主人公スーザンは、仕事で成功を収めているが、夫とはあまり上手く行っておらず、精神的には満たされていない。そこに別れた元夫、エドワードから小説が届く。彼とは20年前に別れており、そのときにひどい仕打ちをしたという。その小説の内容とは。そしてその小説が意味するものとは。
まず、この小説が送られてくる前までに彼と別れてから連絡は取っているのか。スーザンは「数年前に電話をかけたが一方的に切られた」と言っている。これは、エドワードがスーザンに対して“仕打ち”を気にしてるということだ。
そして、小説を梱包していた紙で指を切ってしまう。ここもエドワードからのスーザンに対する想いがうかがえる。
そして、ここから現実と小説と過去の交錯が始まるのだが、小説の内容が占める部分が圧倒的に多い。そしてその力量に圧倒される。全般的な主題はかなり考えさせるものだが小説の内容だけみればスリラーとしてもヒューマンドラマとしても楽しめるものとなっている。小説の冒頭はワンシーンでの長丁場となって、先の読めない展開にスクリーンに釘付けになった。
不条理さがこの冒頭のメインテーマとなっていて、エドワードがあくまで傍観者となるシチュエーション、そのジェイクギレンホールの演技が『複製された男』を思わせた。
その点、エドワードに代わりにレイの存在感がすごかった。アーロンテイラージョンソンの演技力には開いた口が塞がらない。快楽のみを求めるクズだが、巧みな言い回しで相手に恐怖を植え付ける姿が丁寧すぎるほどに描かれている。まさに“魅力的な悪役”だった。
また、小説内でのもう一人の重要人物が警官であるボビー。ボビーを演じたマイケルシャノンはマンオブスティールでのゾッド将軍役で有名だが、今作ではレイと対照的に描かれる正義の味方的な立ち位置である。エドワードも我々観客もボビーという人物がいるだけで心強さを得る。物語が進んでいくとボビーの人間性も明らかになるのだが、彼はこの憎悪に満ちた物語に差し込む一筋の光、救いとなる。
劇中小説はこの絶妙なバランスがなんとも美しいのだ。芸術的な作品になっている。
そしてこの小説を読み進めていくにつれ、スーザンは蘇る過去の記憶、そして日常が小説によって歪んでいく。

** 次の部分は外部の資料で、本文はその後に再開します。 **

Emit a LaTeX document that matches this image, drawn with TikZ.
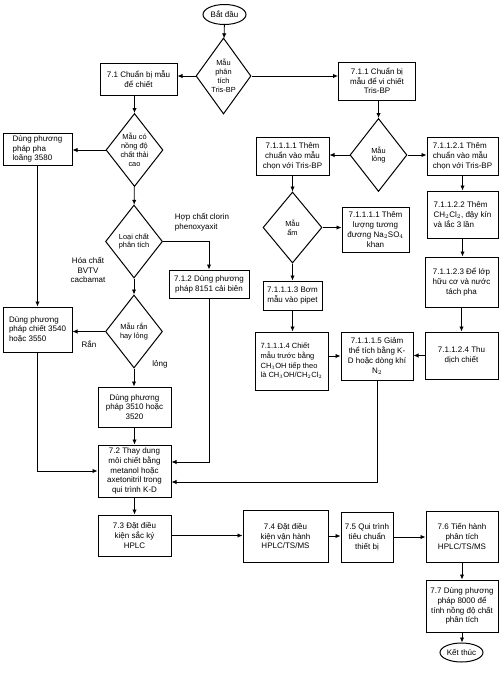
\documentclass[tikz,border=0pt]{standalone}
\usepackage{fontspec}
\setmainfont{Liberation Sans}
\usetikzlibrary{arrows.meta,positioning,shapes.geometric}

\begin{document}
\begin{tikzpicture}[
    x=1pt,y=-1pt,
    box/.style={draw,line width=1pt,inner sep=2pt,align=center,font=\fontsize{8}{9.8}\selectfont},
    lbox/.style={box,align=left},
    dia/.style={draw,diamond,line width=1pt,shape aspect=0.78,inner sep=0pt,minimum width=57pt,minimum height=73pt,align=center,font=\fontsize{7.4}{8.8}\selectfont},
    term/.style={draw,ellipse,line width=1pt,inner sep=0pt,minimum width=43pt,minimum height=20pt,font=\fontsize{8}{9.8}\selectfont},
    note/.style={align=center,font=\fontsize{8}{9.8}\selectfont},
    arr/.style={-{Latex[length=5pt,width=4.5pt]},line width=0.9pt}
  ]
    \useasboundingbox (0,0) rectangle (499,673);
    % start and first decision
    \node[term] (start) at (224.5,14.5) {Bắt đầu};
    \node[dia,minimum width=55pt,minimum height=76pt] (tris) at (223.5,76) {Mẫu\\phân\\tích\\Tris-BP};
    \node[box,minimum width=77pt,minimum height=32pt] (prep) at (138.5,79) {7.1 Chuẩn bị mẫu\\để chiết};
    \node[box,minimum width=77pt,minimum height=38pt] (micro) at (377,81) {7.1.1 Chuẩn bị\\mẫu để vi chiết\\Tris-BP};
    % left branch
    \node[dia] (conc) at (134.5,150) {Mẫu có\\nồng độ\\chất thải\\cao};
    \node[lbox,minimum width=69pt,minimum height=32pt] (dilute) at (37.5,149) {Dùng phương\\pháp pha\\loãng 3580};
    \node[dia] (kind) at (134,241.5) {Loại chất\\phân tích};
    \node[box,minimum width=80pt,minimum height=28pt] (m8151) at (209,284) {7.1.2 Dùng phương\\pháp 8151 cải biên};
    \node[dia] (phase) at (134,331.5) {Mẫu rắn\\hay lỏng};
    \node[lbox,minimum width=69pt,minimum height=45pt] (m3540) at (37.5,329.5) {Dùng phương\\pháp chiết 3540\\hoặc 3550};
    \node[box,minimum width=73pt,minimum height=40pt] (m3510) at (134.5,407) {Dùng phương\\pháp 3510 hoặc\\3520};
    \node[box,minimum width=73pt,minimum height=52pt] (solv) at (134.5,471) {7.2 Thay dung\\môi chiết bằng\\metanol hoặc\\axetonitril trong\\qui trình K-D};
    \node[box,minimum width=73pt,minimum height=41pt] (hplc) at (134.5,535.5) {7.3 Đặt điều\\kiện sắc ký\\HPLC};
    % bottom row
    \node[box,minimum width=85pt,minimum height=52pt] (oper) at (285.5,536) {7.4 Đặt điều\\kiện vận hành\\HPLC/TS/MS};
    \node[box,minimum width=52pt,minimum height=50pt] (std) at (367,537) {7.5 Qui trình\\tiêu chuẩn\\thiết bị};
    \node[box,minimum width=72pt,minimum height=51pt] (run) at (462,536.5) {7.6 Tiến hành\\phân tích\\HPLC/TS/MS};
    \node[box,minimum width=72pt,minimum height=52pt] (calc) at (462,606) {7.7 Dùng phương\\pháp 8000 để\\tính nồng độ chất\\phân tích};
    \node[term,minimum height=19pt] (stop) at (461.5,652.5) {Kết thúc};
    % right branch
    \node[dia] (liq) at (378.5,155) {Mẫu\\lỏng};
    \node[box,minimum width=73pt,minimum height=38pt] (addA) at (292.5,156) {7.1.1.1.1 Thêm\\chuẩn vào mẫu\\chọn với Tris-BP};
    \node[lbox,minimum width=71pt,minimum height=38pt] (addB) at (462.5,156) {7.1.1.2.1 Thêm\\chuẩn vào mẫu\\chọn với Tris-BP};
    \node[dia,minimum width=59pt,minimum height=71pt] (wet) at (292.5,227.5) {Mẫu\\ẩm};
    \node[box,minimum width=67pt,minimum height=45pt] (sulf) at (375.5,229.5) {7.1.1.1.1 Thêm\\lượng tương\\đương Na$_2$SO$_4$\\khan};
    \node[box,minimum width=59pt,minimum height=29pt] (pump) at (292.5,295.5) {7.1.1.1.3 Bơm\\mẫu vào pipet};
    \node[lbox,minimum width=73pt,minimum height=58pt,font=\fontsize{7.5}{9.6}\selectfont] (elute) at (291.5,361) {7.1.1.1.4 Chiết\\mẫu trước bằng\\CH$_3$OH tiếp theo\\là CH$_3$OH/CH$_2$Cl$_2$};
    \node[box,minimum width=72pt,minimum height=48pt] (reduce) at (377,356) {7.1.1.1.5 Giảm\\thể tích bằng K-\\D hoặc dòng khí\\N$_2$};
    \node[lbox,minimum width=71pt,minimum height=47pt] (shake) at (462.5,214.5) {7.1.1.2.2 Thêm\\CH$_2$Cl$_2$, đậy kín\\và lắc 3 lần};
    \node[box,minimum width=73pt,minimum height=50pt] (sep) at (461.5,282) {7.1.1.2.3 Để lớp\\hữu cơ và nước\\tách pha};
    \node[box,minimum width=73pt,minimum height=47pt] (coll) at (461.5,355.5) {7.1.1.2.4 Thu\\dịch chiết};
    % branch labels
    \node[note,align=left] (lchlor) at (202,222) {Hợp chất clorin\\phenoxyaxit};
    \node[note] (lcarb) at (88,270) {Hóa chất\\BVTV\\cacbamat};
    \node[note] (lsolid) at (89,344) {Rắn};
    \node[note] (lliq) at (160,364) {lỏng};
    % connectors
    \draw[arr] (start) -- (tris);
    \draw[arr] (tris.west) -- (tris.west -| prep.east);
    \draw[arr] (tris.east) -- (tris.east -| micro.west);
    \draw[arr] (conc.north |- prep.south) -- (conc.north);
    \draw[arr] (conc.west) -- (conc.west -| dilute.east);
    \draw[arr] (dilute) -- (m3540);
    \draw[arr] (conc) -- (kind);
    \draw[arr] (kind.east) -| (m8151.north);
    \draw[arr] (kind) -- (phase);
    \draw[arr] (phase.west) -- (phase.west -| m3540.east);
    \draw[arr] (phase.south) -- (phase.south |- m3510.north);
    \draw[arr] (m3510) -- (solv);
    \draw[arr] (m3540.south) |- (solv.west);
    \draw[arr] (m8151.south) |- ([yshift=9pt]solv.east);
    \draw[arr] (reduce.south) |- ([yshift=-11pt]solv.east);
    \draw[arr] (solv) -- (hplc);
    \draw[arr] (hplc.east) -- (hplc.east -| oper.west);
    \draw[arr] (oper.east) -- (oper.east -| std.west);
    \draw[arr] (std.east) -- (std.east -| run.west);
    \draw[arr] (run) -- (calc);
    \draw[arr] (calc.south) -- (calc.south |- stop.north);
    \draw[arr] (liq.north |- micro.south) -- (liq.north);
    \draw[arr] (liq.west) -- (liq.west -| addA.east);
    \draw[arr] (liq.east) -- (liq.east -| addB.west);
    \draw[arr] (addA) -- (wet);
    \draw[arr] (wet.east) -- (wet.east -| sulf.west);
    \draw[arr] (wet) -- (pump);
    \draw[arr] (pump) -- (pump.south |- elute.north);
    \draw[arr] (reduce.west -| elute.east) -- (reduce.west);
    \draw[arr] (addB) -- (addB.south |- shake.north);
    \draw[arr] (shake.south) -- (shake.south |- sep.north);
    \draw[arr] (sep.south) -- (sep.south |- coll.north);
    \draw[arr] (coll.west) -- (coll.west -| reduce.east);
  \end{tikzpicture}
\end{document}
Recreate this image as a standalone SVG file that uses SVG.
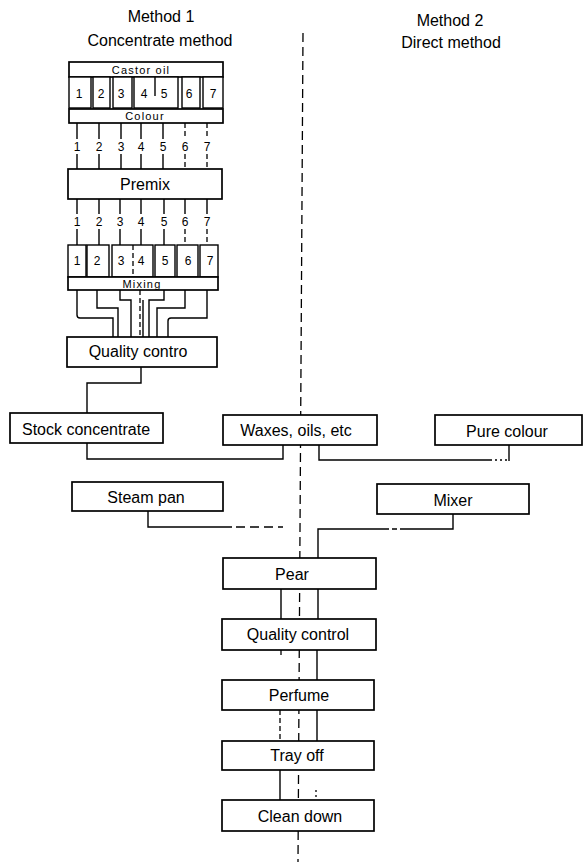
<svg xmlns="http://www.w3.org/2000/svg" width="584" height="867" viewBox="0 0 584 867">
<style>
.bx{fill:#fff;stroke:#000;stroke-width:1.7}
.cl{fill:#fff;stroke:#000;stroke-width:1.4}
.ln{fill:none;stroke:#000;stroke-width:1.4}
.dv{fill:none;stroke:#000;stroke-width:1.3;stroke-dasharray:9 5}
.ds{fill:none;stroke:#000;stroke-width:1.3;stroke-dasharray:5 3}
.dt{fill:none;stroke:#000;stroke-width:1.3;stroke-dasharray:2 3}
text{font-family:"Liberation Sans",Arial,sans-serif;fill:#000;text-anchor:middle}
.t{font-size:16px}
.s{font-size:11px;letter-spacing:1.2px}
.n{font-size:12px}
</style>
<rect width="584" height="867" fill="#fff"/>
<g id="titles">
<text class="t" x="161" y="22">Method 1</text>
<text class="t" x="160" y="46">Concentrate method</text>
<text class="t" x="450" y="26">Method 2</text>
<text class="t" x="451" y="48">Direct method</text>
</g>
<g id="connectors">
<path class="dv" d="M303,33 L298,862"/>
<path class="ln" d="M77,123V139M77,154V169M99,123V139M99,154V169M121,123V139M121,154V169M141,123V139M141,154V169M163,123V139M163,154V169"/>
<path class="ds" d="M185,123V139M185,154V169M207,123V139M207,154V169"/>
<path class="ln" d="M77,199V214M77,229V245M99,199V214M99,229V245M120,199V214M120,229V245M141,199V214M141,229V245M164,199V214M164,229V245M185,199V214M207,199V214"/>
<path class="ds" d="M185,229V245M207,229V245"/>
<path class="ln" d="M77,290V315Q77,318 80,318H113V337"/>
<path class="ln" d="M97,290V308H118V337"/>
<path class="ln" d="M120,290V300H131V337"/>
<path class="ds" d="M140,290V337"/>
<path class="ln" d="M143,300V337"/>
<path class="ln" d="M164,290V300H149V337"/>
<path class="ln" d="M185,290V308H157V337"/>
<path class="ln" d="M207,290V318H171Q168,318 168,321V337"/>
<path class="ln" d="M141,367V383H87V413"/>
<path class="ln" d="M87,443V459H283V445"/>
<path class="ln" d="M319,445V460H490"/>
<path class="dt" d="M490,460H509"/>
<path class="ln" d="M509,445V461"/>
<path class="ln" d="M148,511V527H232"/>
<path class="dv" d="M236,527H283"/>
<path class="ln" d="M453,514V529H405"/>
<path class="ds" d="M405,529H385"/>
<path class="ln" d="M385,529H318V558"/>
<path class="ln" d="M281,589V619M318,589V619"/>
<path class="ds" d="M281,650V658"/>
<path class="ln" d="M317,650V680"/>
<path class="ds" d="M280,710V741"/>
<path class="ln" d="M317,710V741"/>
<path class="ln" d="M280,770V800"/>
<path class="dt" d="M316,790V800"/>
</g>
<g id="castor-oil"><rect class="bx" x="69" y="62" width="154" height="15"/><text class="s" x="141" y="74">Castor oil</text></g>
<g id="cells-top">
<rect class="cl" x="69" y="77" width="22" height="31"/><text class="n" x="79" y="98">1</text>
<rect class="cl" x="93" y="77" width="17" height="31"/><text class="n" x="101" y="98">2</text>
<rect class="cl" x="113" y="77" width="19" height="31"/><text class="n" x="121" y="98">3</text>
<rect class="cl" x="134" y="77" width="44" height="31"/><path class="ln" d="M155,77V96"/><text class="n" x="144" y="98">4</text><text class="n" x="164" y="98">5</text>
<rect class="cl" x="182" y="77" width="18" height="31"/><text class="n" x="189" y="98">6</text>
<rect class="cl" x="203" y="77" width="20" height="31"/><text class="n" x="213" y="98">7</text>
</g>
<g id="colour"><rect class="bx" x="69" y="109" width="154" height="14"/><text class="s" x="145" y="120">Colour</text></g>
<g id="labels-1">
<text class="n" x="77" y="151">1</text><text class="n" x="99" y="151">2</text><text class="n" x="121" y="151">3</text><text class="n" x="141" y="151">4</text><text class="n" x="163" y="151">5</text><text class="n" x="185" y="151">6</text><text class="n" x="207" y="151">7</text>
</g>
<g id="premix"><rect class="bx" x="68" y="169" width="154" height="30"/><text class="t" x="145" y="190">Premix</text></g>
<g id="labels-2">
<text class="n" x="77" y="226">1</text><text class="n" x="99" y="226">2</text><text class="n" x="120" y="226">3</text><text class="n" x="141" y="226">4</text><text class="n" x="164" y="226">5</text><text class="n" x="185" y="226">6</text><text class="n" x="207" y="226">7</text>
</g>
<g id="cells-bottom">
<rect class="cl" x="68" y="245" width="18" height="32"/><text class="n" x="77" y="265">1</text>
<rect class="cl" x="87" y="245" width="22" height="32"/><text class="n" x="97" y="265">2</text>
<rect class="cl" x="112" y="245" width="41" height="32"/><path class="ds" d="M133,245V277"/><text class="n" x="121" y="265">3</text><text class="n" x="141" y="265">4</text>
<rect class="cl" x="155" y="245" width="20" height="32"/><text class="n" x="165" y="265">5</text>
<rect class="cl" x="177" y="245" width="21" height="32"/><text class="n" x="188" y="265">6</text>
<rect class="cl" x="200" y="245" width="18" height="32"/><text class="n" x="210" y="265">7</text>
</g>
<g id="mixing"><rect class="bx" x="68" y="277" width="150" height="13"/><text class="s" x="142" y="288">Mixing</text></g>
<g id="quality-control-1"><rect class="bx" x="67" y="337" width="150" height="30"/><text class="t" x="138" y="357">Quality contro</text></g>
<g id="stock-concentrate"><rect class="bx" x="10" y="413" width="153" height="30"/><text class="t" x="86" y="435">Stock concentrate</text></g>
<g id="waxes"><rect class="bx" x="223" y="415" width="154" height="30"/><text class="t" x="296" y="436">Waxes, oils, etc</text></g>
<g id="pure-colour"><rect class="bx" x="435" y="415" width="147" height="30"/><text class="t" x="507" y="437">Pure colour</text></g>
<g id="steam-pan"><rect class="bx" x="72" y="482" width="151" height="29"/><text class="t" x="146" y="503">Steam pan</text></g>
<g id="mixer"><rect class="bx" x="377" y="484" width="152" height="30"/><text class="t" x="453" y="506">Mixer</text></g>
<g id="pear"><rect class="bx" x="223" y="558" width="153" height="31"/><text class="t" x="292" y="580">Pear</text></g>
<g id="quality-control-2"><rect class="bx" x="222" y="619" width="154" height="31"/><text class="t" x="298" y="640">Quality control</text></g>
<g id="perfume"><rect class="bx" x="222" y="680" width="152" height="30"/><text class="t" x="299" y="701">Perfume</text></g>
<g id="tray-off"><rect class="bx" x="222" y="741" width="152" height="29"/><text class="t" x="297" y="761">Tray off</text></g>
<g id="clean-down"><rect class="bx" x="222" y="800" width="152" height="31"/><text class="t" x="300" y="822">Clean down</text></g>
</svg>
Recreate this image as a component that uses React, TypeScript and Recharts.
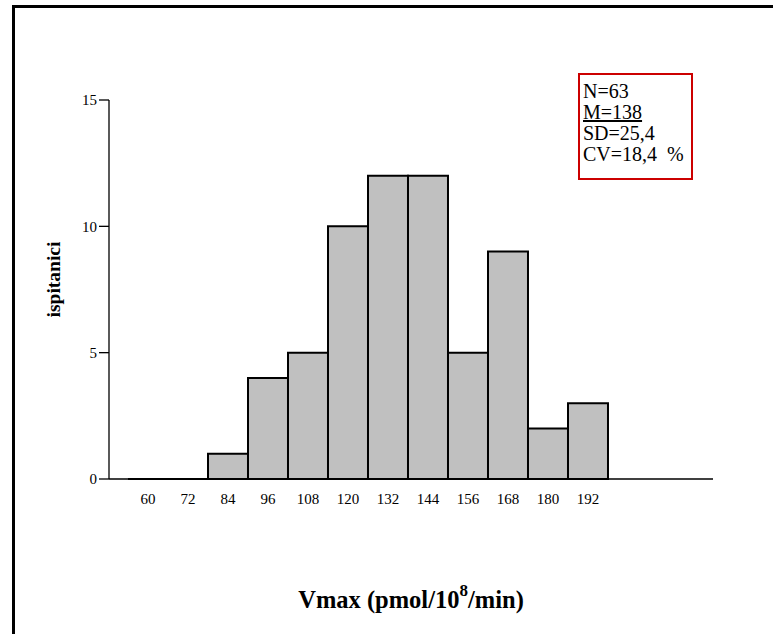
import React from 'react';
import { BarChart, Bar, XAxis, YAxis, Label } from 'recharts';

const bins = [60, 72, 84, 96, 108, 120, 132, 144, 156, 168, 180, 192];
const counts = [0, 0, 1, 4, 5, 10, 12, 12, 5, 9, 2, 3];
const yTicks = [0, 5, 10, 15];
const xDomain = [48.3, 229.5];
const statLines = ['N=63', 'M=138', 'SD=25,4', 'CV=18,4\u00a0\u00a0%'];
const yTitle = 'ispitanici';
const xTitleMain = 'Vmax (pmol/10';
const xTitleSup = '8';
const xTitleEnd = '/min)';

const data = bins.map((b, i) => ({ bin: b, count: counts[i] }));

const FONT = '"Liberation Serif", "Times New Roman", Times, serif';

const BarShape = (props: any) => {
  const { x, y, width, height } = props;
  if (x == null || y == null || width == null) return null;
  const h = height || 0;
  const d = `M${x},${y + h} L${x},${y} L${x + width},${y} L${x + width},${y + h} Z`;
  return <path d={d} fill="#c0c0c0" stroke="#000" strokeWidth={2} />;
};

export default function App() {
  return (
    <div style={{ position: 'absolute', left: 0, top: 0, width: 773, height: 634, overflow: 'hidden', background: '#fff', fontFamily: FONT }}>
      <div style={{ position: 'absolute', left: 12, top: 5, width: 800, height: 700, borderTop: '3px solid #000', borderLeft: '3px solid #000' }} />
      <div style={{ position: 'absolute', left: 0, top: 0 }}>
        <BarChart width={773} height={634} data={data} margin={{ top: 100, right: 60, bottom: 115, left: 49 }}>
          <XAxis
            dataKey="bin"
            type="number"
            domain={xDomain}
            ticks={bins}
            allowDataOverflow
            interval={0}
            height={40}
            tickLine={false}
            tickSize={0}
            tickMargin={14}
            axisLine={{ stroke: '#000', strokeWidth: 1.3 }}
            tick={{ fill: '#000', fontSize: 15, fontFamily: FONT }}
          >
            <Label
              content={(props: any) => {
                const vb = props.viewBox || { x: 109, y: 479, width: 604 };
                return (
                  <text x={vb.x + vb.width / 2} y={vb.y + 129} textAnchor="middle" fontFamily={FONT} fontWeight="bold" fontSize={24.5} fill="#000">
                    <tspan>{xTitleMain}</tspan>
                    <tspan fontSize={17} dy={-12}>{xTitleSup}</tspan>
                    <tspan dy={12}>{xTitleEnd}</tspan>
                  </text>
                );
              }}
            />
          </XAxis>
          <YAxis
            type="number"
            domain={[0, 15]}
            ticks={yTicks}
            width={60}
            tickSize={10}
            tickMargin={2}
            tickLine={{ stroke: '#000', strokeWidth: 1.3 }}
            axisLine={{ stroke: '#000', strokeWidth: 1.3 }}
            tick={{ fill: '#000', fontSize: 15, fontFamily: FONT }}
          >
            <Label
              content={(props: any) => {
                const vb = props.viewBox || { x: 49, y: 100, height: 379 };
                const cx = vb.x + 4;
                const cy = vb.y + vb.height / 2 - 10;
                return (
                  <text x={cx} y={cy} transform={`rotate(-90 ${cx} ${cy})`} textAnchor="middle" dominantBaseline="central" fontFamily={FONT} fontWeight="bold" fontSize={19.5} fill="#000">
                    {yTitle}
                  </text>
                );
              }}
            />
          </YAxis>
          <Bar dataKey="count" fill="#c0c0c0" stroke="#000" strokeWidth={2} barSize={39.99} shape={BarShape} isAnimationActive={false} />
        </BarChart>
      </div>
      <div
        style={{
          position: 'absolute',
          left: 578,
          top: 73,
          width: 115,
          height: 107,
          boxSizing: 'border-box',
          border: '2.5px solid #cc0000',
          padding: '6px 0 0 3px',
          fontFamily: FONT,
          fontSize: 20,
          lineHeight: '21px',
          color: '#000',
          whiteSpace: 'nowrap',
        }}
      >
        {statLines.map((s, i) => (
          <div key={i} style={{ textDecoration: i === 1 ? 'underline' : 'none' }}>{s}</div>
        ))}
      </div>
    </div>
  );
}
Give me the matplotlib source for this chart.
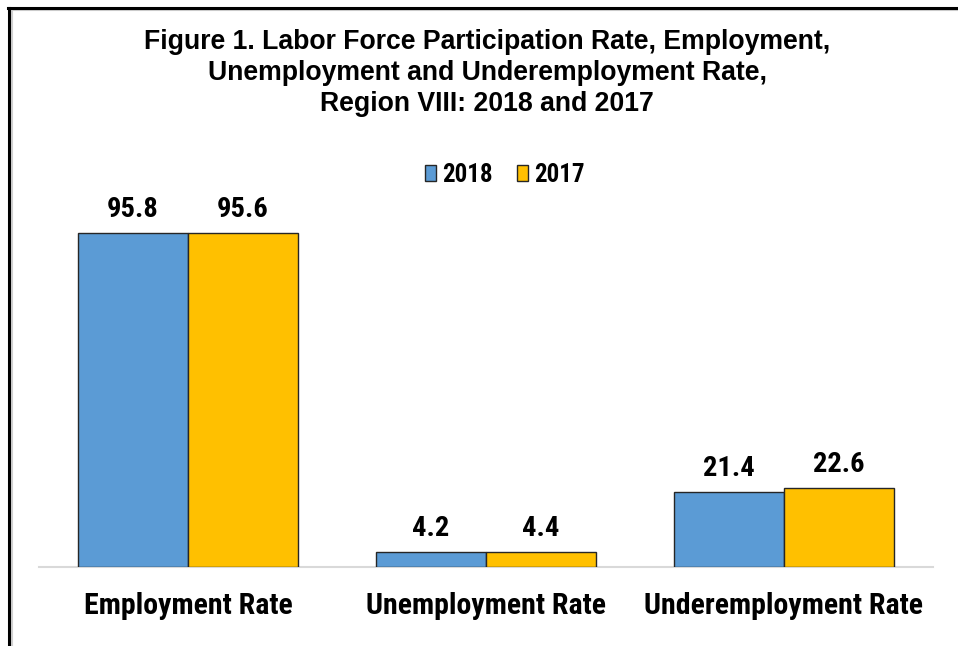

その映像化というのがまさにアートのような完全なものとなっており、すんなりと世界観に入り込めたのはトムフォードの手腕だろう。彼はシングルマンから約7年の間をあけた二作目となっているがシングルマンで魅せた心情描写とはまた違ったタイプの演出で我々を魅了させた。トムフォードの監督としての実力には圧巻。
ーーーーーー以下ネタバレーーーーーー
●マイケルシャノン演じるボビーは肺ガンであることを途中で打ち明け、どこまで正義の遂行をする?とエドワードに問う。ボビーには先がなく、どうしようのもない絶望を受け入れるとともに最期をエドワードに託したい。せめてもの救いを求めている。これって…エドワードの心情そのものではないか?エドワードはスーザンに裏切られる。2度も酷い裏切りを受ける。エドワードはスーザンから裏切られ、どのように感じたのか。ノクターナルアニマルズの文中でボビーの心情の情報がエドワードなどと比べ少ないのはエドワードからスーザンへの問いではないか。あの時、どのように思ったのかという。ボビーは極悪なレイたちをのさばらせてはおかないと憤慨する。しかし、肺ガンを打ち明ける時は怒りというよりは絶望の方が強いようにみえる。想像の余地をスーザンと観客に与えている。